Input material =>
§
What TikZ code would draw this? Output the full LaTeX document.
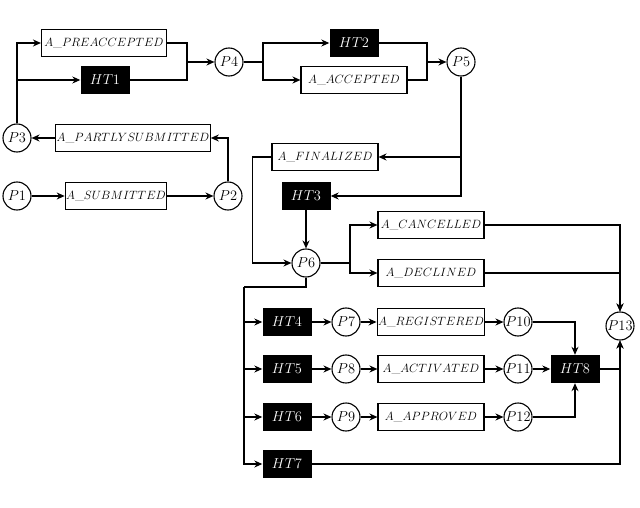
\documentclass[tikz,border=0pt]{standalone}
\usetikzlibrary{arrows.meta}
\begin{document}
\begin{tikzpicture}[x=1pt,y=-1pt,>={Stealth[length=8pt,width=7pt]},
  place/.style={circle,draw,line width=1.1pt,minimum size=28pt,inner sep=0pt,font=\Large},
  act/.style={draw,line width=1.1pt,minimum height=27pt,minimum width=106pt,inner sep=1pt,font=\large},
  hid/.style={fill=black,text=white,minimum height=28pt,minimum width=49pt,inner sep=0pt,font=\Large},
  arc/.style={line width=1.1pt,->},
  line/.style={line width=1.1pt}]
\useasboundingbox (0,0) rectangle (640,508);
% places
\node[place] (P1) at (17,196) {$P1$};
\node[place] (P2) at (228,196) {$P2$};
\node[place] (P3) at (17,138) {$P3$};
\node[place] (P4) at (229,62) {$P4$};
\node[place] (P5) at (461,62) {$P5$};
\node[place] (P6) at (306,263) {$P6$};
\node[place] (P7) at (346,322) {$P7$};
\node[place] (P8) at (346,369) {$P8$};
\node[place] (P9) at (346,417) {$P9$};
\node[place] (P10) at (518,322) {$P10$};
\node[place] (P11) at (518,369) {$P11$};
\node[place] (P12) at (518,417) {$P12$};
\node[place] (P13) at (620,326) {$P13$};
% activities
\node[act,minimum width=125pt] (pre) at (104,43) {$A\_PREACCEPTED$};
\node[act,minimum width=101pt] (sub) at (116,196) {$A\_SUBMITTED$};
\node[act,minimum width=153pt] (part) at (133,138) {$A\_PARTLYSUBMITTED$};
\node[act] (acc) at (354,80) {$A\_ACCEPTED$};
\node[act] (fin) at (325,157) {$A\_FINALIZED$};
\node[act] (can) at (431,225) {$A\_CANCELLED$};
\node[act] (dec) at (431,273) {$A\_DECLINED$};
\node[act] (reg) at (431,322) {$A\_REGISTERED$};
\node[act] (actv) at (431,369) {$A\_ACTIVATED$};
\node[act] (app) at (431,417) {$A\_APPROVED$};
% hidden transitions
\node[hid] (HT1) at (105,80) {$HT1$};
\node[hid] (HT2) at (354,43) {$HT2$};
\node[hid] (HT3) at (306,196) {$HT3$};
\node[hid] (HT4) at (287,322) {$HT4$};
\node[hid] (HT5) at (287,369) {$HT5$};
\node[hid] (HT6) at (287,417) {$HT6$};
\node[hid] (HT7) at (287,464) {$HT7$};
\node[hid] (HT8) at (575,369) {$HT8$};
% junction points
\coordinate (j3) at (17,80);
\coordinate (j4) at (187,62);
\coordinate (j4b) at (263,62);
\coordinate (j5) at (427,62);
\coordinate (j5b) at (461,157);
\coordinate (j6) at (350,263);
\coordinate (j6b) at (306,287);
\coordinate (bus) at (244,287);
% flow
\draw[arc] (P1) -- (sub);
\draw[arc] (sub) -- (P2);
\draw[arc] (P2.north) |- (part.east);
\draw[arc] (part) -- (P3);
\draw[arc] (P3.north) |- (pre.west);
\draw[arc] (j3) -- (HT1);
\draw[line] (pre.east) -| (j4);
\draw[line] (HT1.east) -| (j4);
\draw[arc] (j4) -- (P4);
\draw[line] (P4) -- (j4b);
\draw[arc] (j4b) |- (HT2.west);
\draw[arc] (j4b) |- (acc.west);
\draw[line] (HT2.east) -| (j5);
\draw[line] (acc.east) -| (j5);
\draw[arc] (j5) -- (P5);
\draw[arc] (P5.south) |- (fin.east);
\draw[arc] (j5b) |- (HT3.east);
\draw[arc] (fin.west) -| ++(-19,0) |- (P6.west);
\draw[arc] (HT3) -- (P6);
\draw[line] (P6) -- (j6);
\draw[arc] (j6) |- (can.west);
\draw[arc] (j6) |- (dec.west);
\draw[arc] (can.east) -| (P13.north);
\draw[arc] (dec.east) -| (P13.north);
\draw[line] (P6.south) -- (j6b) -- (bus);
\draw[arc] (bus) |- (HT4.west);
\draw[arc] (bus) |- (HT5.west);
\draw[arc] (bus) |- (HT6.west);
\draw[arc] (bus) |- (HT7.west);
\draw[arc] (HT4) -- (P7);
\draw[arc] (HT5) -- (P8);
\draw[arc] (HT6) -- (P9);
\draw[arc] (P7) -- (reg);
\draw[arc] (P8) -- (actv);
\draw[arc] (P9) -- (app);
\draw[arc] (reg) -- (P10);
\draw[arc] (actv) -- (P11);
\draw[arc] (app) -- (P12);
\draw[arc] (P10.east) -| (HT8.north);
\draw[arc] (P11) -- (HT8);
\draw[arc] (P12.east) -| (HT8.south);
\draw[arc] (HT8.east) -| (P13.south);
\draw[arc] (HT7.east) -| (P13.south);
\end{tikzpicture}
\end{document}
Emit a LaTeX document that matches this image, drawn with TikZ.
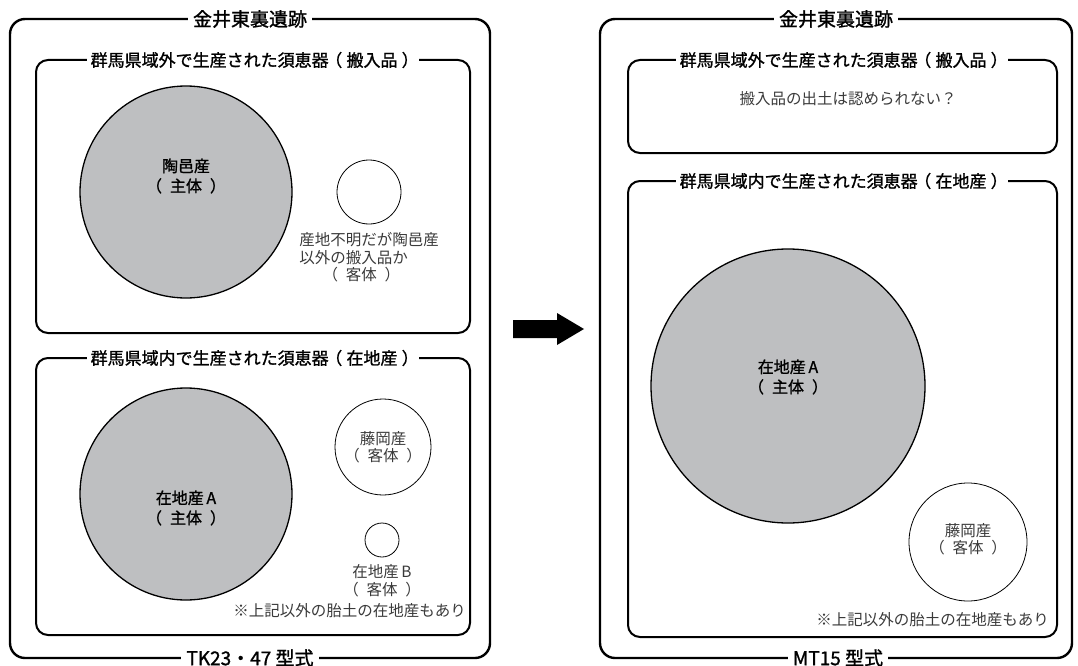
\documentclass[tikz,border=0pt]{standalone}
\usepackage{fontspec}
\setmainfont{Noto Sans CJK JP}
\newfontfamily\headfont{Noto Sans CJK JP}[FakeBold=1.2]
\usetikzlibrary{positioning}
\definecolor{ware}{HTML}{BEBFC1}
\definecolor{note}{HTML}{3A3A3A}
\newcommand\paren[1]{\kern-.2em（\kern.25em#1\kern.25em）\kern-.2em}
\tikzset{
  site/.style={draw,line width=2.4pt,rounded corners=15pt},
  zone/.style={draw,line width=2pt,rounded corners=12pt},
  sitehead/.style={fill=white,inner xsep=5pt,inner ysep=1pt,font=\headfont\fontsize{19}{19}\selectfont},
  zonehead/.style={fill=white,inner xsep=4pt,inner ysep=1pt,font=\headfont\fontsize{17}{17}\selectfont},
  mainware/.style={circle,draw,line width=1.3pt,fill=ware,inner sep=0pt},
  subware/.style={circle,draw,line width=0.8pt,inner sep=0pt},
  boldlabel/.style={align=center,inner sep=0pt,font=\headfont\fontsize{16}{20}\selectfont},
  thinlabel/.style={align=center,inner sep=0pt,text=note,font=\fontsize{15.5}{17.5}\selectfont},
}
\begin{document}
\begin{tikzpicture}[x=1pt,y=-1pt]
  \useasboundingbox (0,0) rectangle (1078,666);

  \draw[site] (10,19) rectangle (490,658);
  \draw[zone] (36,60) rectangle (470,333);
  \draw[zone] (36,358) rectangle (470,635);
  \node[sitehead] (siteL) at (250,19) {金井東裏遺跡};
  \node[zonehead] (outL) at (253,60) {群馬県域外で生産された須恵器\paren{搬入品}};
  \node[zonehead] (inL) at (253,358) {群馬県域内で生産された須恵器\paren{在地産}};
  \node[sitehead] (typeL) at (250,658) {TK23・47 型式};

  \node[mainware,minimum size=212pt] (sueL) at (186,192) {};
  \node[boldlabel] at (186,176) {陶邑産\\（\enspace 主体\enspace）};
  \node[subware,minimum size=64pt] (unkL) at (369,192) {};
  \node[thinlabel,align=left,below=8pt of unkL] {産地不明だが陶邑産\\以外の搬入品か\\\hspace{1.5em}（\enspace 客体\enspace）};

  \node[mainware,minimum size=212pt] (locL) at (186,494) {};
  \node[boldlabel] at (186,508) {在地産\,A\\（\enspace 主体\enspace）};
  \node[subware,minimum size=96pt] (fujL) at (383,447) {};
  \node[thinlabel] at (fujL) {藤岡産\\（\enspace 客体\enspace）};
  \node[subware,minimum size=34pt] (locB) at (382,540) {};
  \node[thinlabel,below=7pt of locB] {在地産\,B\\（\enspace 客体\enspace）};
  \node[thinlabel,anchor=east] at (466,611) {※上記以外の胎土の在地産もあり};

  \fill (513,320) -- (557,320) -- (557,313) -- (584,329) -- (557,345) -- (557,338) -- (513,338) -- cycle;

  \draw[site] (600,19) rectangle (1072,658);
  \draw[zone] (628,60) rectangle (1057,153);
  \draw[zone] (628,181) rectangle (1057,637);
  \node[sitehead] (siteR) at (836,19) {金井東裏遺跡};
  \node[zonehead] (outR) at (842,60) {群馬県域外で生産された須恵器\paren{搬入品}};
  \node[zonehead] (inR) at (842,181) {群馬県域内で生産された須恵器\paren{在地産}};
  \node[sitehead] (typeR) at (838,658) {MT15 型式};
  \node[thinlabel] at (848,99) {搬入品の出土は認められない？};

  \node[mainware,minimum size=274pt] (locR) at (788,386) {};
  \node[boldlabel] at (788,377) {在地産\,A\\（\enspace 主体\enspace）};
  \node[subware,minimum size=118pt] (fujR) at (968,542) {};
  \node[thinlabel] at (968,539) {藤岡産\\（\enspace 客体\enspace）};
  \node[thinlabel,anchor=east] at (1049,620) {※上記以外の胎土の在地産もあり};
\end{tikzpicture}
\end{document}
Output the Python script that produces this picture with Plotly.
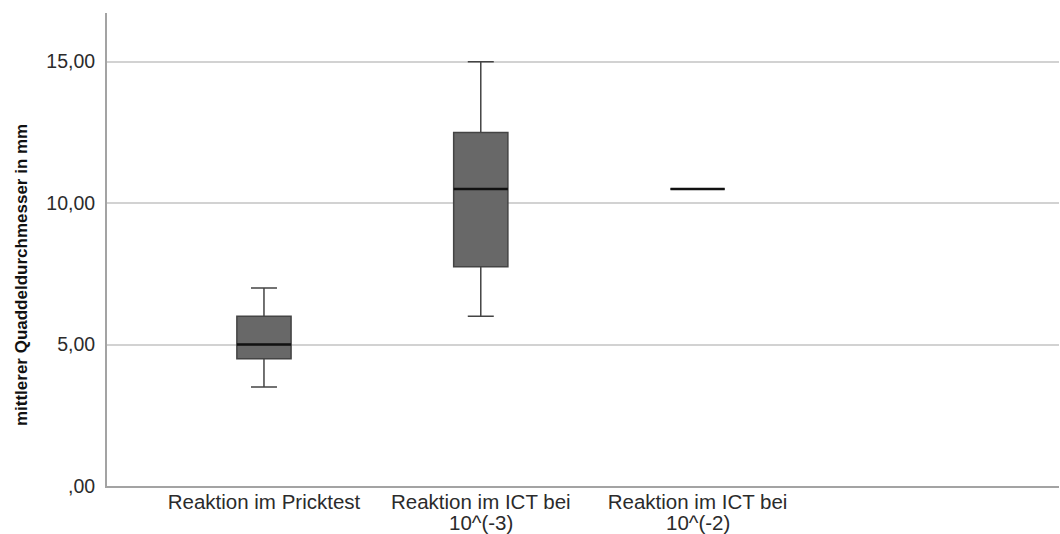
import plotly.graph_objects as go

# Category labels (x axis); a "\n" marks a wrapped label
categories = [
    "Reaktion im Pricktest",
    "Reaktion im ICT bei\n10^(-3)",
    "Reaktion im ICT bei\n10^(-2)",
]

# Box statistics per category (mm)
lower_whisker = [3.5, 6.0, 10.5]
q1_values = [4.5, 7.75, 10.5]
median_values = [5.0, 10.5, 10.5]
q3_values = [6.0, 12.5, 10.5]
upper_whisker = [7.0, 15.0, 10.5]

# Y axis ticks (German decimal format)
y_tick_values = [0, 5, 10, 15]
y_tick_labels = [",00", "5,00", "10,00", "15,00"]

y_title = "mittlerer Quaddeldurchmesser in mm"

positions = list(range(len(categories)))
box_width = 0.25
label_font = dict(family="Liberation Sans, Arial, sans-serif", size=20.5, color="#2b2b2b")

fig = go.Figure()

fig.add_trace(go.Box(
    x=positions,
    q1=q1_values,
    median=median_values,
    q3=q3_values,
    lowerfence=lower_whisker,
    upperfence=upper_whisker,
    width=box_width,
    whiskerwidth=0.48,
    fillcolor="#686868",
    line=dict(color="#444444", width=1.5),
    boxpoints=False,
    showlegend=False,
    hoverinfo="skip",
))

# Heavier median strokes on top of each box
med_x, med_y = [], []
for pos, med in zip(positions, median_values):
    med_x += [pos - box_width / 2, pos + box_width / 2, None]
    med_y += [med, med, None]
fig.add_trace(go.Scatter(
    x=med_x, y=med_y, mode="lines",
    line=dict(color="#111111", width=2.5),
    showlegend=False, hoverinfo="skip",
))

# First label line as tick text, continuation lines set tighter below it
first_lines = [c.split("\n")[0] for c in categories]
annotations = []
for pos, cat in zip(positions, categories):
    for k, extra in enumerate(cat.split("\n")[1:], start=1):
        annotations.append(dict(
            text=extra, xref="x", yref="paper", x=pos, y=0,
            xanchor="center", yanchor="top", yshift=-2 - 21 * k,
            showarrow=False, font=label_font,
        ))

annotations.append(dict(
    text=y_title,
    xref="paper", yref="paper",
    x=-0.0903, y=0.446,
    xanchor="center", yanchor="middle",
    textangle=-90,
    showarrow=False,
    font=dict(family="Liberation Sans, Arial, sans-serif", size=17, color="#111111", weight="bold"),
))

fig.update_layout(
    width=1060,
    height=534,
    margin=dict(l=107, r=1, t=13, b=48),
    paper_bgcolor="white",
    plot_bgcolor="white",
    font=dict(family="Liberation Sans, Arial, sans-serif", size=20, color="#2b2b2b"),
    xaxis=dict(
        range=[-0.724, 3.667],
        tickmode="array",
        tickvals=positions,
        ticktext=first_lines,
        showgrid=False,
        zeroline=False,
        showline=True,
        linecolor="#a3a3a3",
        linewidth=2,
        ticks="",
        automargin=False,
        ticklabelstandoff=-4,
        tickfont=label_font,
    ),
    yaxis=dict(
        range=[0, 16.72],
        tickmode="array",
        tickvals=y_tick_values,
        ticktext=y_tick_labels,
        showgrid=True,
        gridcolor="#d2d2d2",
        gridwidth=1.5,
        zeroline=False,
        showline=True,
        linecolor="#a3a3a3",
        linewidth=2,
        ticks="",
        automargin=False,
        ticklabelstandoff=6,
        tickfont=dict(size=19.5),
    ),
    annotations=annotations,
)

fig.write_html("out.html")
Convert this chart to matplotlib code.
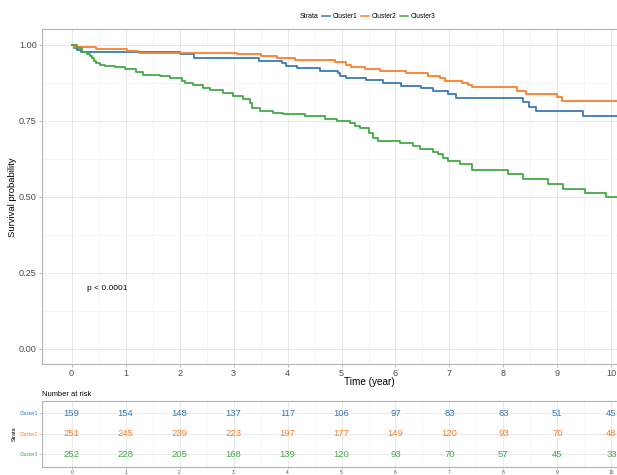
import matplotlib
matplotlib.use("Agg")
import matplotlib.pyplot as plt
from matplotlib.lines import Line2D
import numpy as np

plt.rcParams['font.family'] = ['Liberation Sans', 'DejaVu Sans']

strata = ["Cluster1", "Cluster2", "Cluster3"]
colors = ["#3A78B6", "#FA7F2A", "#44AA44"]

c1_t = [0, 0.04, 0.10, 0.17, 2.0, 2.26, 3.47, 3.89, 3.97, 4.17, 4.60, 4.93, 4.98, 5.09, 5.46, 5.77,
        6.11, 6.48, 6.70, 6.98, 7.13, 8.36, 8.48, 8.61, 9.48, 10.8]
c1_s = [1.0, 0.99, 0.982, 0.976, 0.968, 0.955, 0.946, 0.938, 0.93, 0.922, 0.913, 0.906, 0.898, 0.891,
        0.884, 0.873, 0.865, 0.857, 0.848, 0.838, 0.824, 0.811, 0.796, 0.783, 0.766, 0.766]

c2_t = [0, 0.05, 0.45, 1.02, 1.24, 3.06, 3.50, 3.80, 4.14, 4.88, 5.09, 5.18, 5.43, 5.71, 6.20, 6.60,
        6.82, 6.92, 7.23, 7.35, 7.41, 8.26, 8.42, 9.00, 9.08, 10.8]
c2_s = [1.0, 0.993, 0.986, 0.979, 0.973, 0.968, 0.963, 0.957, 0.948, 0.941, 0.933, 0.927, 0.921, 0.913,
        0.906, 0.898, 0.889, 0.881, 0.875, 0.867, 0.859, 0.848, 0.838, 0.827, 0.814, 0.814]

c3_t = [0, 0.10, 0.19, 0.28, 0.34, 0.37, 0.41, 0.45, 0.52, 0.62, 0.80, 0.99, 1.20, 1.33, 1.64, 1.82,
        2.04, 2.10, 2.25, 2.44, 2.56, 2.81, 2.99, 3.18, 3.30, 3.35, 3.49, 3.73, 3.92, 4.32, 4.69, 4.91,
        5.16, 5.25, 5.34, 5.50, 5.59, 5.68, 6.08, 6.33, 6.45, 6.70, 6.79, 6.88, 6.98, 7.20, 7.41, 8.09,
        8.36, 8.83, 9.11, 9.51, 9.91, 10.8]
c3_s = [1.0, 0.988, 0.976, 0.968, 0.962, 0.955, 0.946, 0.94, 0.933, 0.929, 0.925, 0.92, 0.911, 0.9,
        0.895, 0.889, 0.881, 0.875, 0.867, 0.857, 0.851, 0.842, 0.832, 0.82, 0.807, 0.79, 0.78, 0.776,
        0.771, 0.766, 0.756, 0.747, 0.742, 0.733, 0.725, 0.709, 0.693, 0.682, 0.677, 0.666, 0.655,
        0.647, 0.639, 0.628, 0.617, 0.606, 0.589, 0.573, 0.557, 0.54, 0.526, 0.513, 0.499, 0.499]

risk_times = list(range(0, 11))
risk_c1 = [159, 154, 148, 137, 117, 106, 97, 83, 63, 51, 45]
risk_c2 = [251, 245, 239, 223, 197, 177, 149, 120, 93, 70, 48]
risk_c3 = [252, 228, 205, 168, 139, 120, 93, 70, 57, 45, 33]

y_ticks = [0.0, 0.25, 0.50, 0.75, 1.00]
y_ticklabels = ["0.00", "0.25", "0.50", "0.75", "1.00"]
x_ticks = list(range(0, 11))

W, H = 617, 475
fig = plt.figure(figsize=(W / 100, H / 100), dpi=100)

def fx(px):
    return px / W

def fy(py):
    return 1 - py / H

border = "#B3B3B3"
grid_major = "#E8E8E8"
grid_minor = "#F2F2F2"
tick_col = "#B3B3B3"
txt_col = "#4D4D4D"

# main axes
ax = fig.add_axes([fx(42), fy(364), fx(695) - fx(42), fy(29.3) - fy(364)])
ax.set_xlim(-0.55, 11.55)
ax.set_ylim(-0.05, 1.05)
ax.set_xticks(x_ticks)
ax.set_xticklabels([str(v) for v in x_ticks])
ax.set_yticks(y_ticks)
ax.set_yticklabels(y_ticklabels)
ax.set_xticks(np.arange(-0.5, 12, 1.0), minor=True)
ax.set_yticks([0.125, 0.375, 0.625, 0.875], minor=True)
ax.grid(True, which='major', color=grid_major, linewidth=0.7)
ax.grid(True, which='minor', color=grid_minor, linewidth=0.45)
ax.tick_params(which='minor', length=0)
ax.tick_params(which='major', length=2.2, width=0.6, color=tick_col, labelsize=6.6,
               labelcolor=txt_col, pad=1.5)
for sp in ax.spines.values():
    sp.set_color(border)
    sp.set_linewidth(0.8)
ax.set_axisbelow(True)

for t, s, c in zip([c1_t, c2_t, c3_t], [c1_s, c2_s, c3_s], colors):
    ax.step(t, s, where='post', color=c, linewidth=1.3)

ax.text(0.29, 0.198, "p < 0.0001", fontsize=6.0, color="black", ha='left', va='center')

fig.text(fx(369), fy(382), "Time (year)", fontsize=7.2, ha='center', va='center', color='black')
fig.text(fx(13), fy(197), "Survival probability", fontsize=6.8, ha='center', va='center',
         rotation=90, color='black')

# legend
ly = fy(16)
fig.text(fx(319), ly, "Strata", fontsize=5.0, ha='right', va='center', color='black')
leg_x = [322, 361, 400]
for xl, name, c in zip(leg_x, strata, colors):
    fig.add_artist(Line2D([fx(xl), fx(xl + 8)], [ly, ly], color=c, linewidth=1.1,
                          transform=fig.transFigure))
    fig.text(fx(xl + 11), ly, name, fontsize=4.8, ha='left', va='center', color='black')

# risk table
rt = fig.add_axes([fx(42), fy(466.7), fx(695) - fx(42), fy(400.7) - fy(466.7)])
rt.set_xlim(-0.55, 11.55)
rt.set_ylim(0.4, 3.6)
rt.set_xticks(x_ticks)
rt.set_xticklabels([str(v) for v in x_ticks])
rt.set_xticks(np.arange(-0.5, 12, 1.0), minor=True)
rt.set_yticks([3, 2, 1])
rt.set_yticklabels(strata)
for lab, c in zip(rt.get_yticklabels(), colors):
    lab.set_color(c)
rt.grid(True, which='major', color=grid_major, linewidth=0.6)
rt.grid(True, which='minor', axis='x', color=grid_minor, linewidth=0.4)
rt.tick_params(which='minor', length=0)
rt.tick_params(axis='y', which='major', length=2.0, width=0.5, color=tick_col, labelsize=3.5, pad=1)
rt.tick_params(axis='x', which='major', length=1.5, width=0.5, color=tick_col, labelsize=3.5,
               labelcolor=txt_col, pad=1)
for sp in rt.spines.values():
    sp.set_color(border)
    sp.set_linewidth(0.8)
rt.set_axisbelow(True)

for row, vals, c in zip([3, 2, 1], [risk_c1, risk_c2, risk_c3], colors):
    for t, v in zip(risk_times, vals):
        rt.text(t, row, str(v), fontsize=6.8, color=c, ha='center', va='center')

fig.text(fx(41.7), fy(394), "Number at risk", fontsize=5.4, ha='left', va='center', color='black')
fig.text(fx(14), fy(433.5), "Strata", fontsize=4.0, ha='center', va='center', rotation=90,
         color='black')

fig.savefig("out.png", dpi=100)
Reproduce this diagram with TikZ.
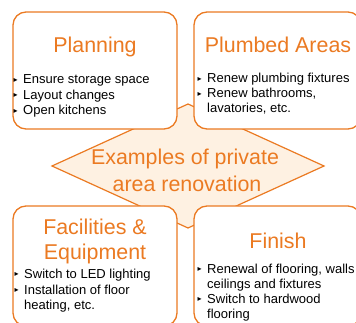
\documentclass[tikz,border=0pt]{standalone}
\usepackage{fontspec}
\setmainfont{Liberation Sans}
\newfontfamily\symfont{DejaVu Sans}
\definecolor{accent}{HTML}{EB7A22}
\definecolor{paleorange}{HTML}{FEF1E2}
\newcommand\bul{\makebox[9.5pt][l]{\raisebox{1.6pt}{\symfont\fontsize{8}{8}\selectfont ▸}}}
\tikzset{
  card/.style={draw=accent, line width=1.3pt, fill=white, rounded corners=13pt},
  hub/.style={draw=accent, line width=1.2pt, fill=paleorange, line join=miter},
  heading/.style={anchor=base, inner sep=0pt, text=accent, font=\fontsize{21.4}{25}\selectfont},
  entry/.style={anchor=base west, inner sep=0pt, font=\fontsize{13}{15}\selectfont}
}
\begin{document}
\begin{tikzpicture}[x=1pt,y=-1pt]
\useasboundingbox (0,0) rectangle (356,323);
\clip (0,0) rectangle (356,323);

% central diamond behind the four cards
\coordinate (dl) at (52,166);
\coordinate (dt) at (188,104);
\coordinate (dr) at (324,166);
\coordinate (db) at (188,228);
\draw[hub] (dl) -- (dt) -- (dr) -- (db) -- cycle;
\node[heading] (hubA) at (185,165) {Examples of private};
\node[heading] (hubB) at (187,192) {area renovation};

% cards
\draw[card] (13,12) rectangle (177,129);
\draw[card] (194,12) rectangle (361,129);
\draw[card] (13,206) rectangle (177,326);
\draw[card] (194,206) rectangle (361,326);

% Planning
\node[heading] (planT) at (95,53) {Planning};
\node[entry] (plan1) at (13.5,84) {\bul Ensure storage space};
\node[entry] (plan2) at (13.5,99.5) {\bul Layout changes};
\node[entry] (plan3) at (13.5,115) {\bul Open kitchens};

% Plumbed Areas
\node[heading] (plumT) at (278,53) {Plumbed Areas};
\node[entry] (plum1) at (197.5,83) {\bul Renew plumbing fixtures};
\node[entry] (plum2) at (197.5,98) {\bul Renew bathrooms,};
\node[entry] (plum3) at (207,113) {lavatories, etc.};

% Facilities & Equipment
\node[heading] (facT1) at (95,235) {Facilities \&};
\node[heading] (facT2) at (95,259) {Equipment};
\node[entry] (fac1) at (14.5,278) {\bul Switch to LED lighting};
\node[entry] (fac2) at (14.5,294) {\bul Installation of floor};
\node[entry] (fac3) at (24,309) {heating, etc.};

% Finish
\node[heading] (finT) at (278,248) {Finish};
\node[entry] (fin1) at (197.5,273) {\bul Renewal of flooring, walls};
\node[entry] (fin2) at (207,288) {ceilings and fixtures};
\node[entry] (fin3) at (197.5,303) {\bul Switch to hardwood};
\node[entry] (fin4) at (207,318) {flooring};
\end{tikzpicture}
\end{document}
§
Instruction => Output exactly the lines above, from the line with "Output the Python" to the line with "upper_whisker = [7.0, 15.0, 10.5]", both included; skip the pictures.

Output of the exercise =>
Output the Python script that produces this picture with Plotly.
import plotly.graph_objects as go

# Category labels (x axis); a "\n" marks a wrapped label
categories = [
    "Reaktion im Pricktest",
    "Reaktion im ICT bei\n10^(-3)",
    "Reaktion im ICT bei\n10^(-2)",
]

# Box statistics per category (mm)
lower_whisker = [3.5, 6.0, 10.5]
q1_values = [4.5, 7.75, 10.5]
median_values = [5.0, 10.5, 10.5]
q3_values = [6.0, 12.5, 10.5]
upper_whisker = [7.0, 15.0, 10.5]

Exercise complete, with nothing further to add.